Chapter 8 is about typography and visualization. Typography is designed on two levels- denotation, the literal meaning of the words, and connotation, the meaning suggested by the design of the typography. Display type is used as titles or headlines and is usually bold and sometimes decorative where as body text is usually smaller and simpler for easy readability. Most designers mix typefaces for the display and body text. Visualization is the technique or method used to produce an image, a composition- the visual realization of an ad. Image is a broad term encompassing many kinds of representational, abstract, or nonobjective depictions. Images are also called visuals. Ad companies use the following as general categories or images: Illustration, Photography, Graphic interpretation, Collage, Photomontage, Mixed media, Motion graphics, and Diagram. When you visualize and compose you need to consider the following: Margins, Cropping, Bleed, Rules, and Borders. The following heaping list of terms originated in fine art but are now used for advertisement design: Linear, Painerly, Sharpness, Diffusion, Accuracy, Distortion, Economy, Intricacy, Subtlety, Boldness, Understated, Exaggeration, Predictable, Spontaneous, Opaque, Transparent, Digital transparency, and Pastiche. Type and image form specific relationships, the possible categorizations being: Starring role, Similar characteristics, and Contrast.

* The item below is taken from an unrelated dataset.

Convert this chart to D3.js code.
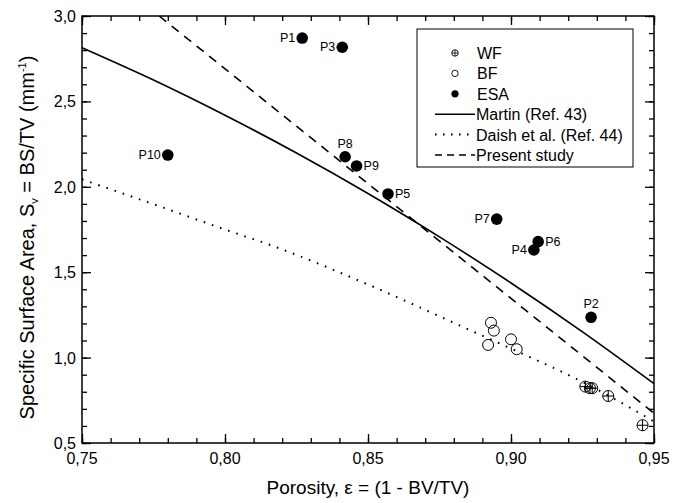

Chapter 9 is about Composition. In the design process, first you need to establish a solid idea, then you need to start to visualize it and and then you can start to decide how to compose it. Points to keep in mind are, what do you want to say and to whom; the main point of communication; how to organize the graphic elements; and what to emphasize. The three basic compositional structures to focus on are: type-driven, image-driven, and verbal-visual synergistic. Type-driven compositions emphasize type and de-emphasize image. Image-driven is the other way around; emphasize image, de-emphasize type.Visual-verbal synergy happens when the headline and the main image work together to communicate the meaning. The Jimmy John's ad examples in the book are type-driven, the playland example is image-driven and the Graeter's ad is a visual-verbal synergy. Every application starts with a format, which is the defined perimeter, as well as the field it encloses. Balance is a stability created by an even distribution of visual weight on each side of a central axis. Visual Hierarchy is the arrangement of all graphic elements according to emphasis, and it is employed to guide the viewer. To achieve unity, all the graphic elements must look as though they belong together. Below is an example of an ad series that achieves unity:
The notion of gestalt emphasizes the viewer's perception of an integrated whole. These are the gestalt laws of perceptual organization: Proximity, Similarity, Continuity, Closure, Common fate, and Continuing line. Rhythm is a sequence of graphic elements at prescribed intervals. Directing the viewer through a composition can be achieved through: Arrangement, Movement, Alignment, and Transitions. A designer must consider point of view, for example, far, above, below, eye level, side, and profile. The illusion of spatial depth can be achieved through a variety of means being: Progressive change, Overlapping, Layering, Diagonals and tilted planes, and Atmospheric perspective. Chunking is a technique related to modularity in graphic design, where content is split or information is grouped into chunks. The grid is a modular, compositional structure made up of verticals and horizantals that divide a format into columns and margins.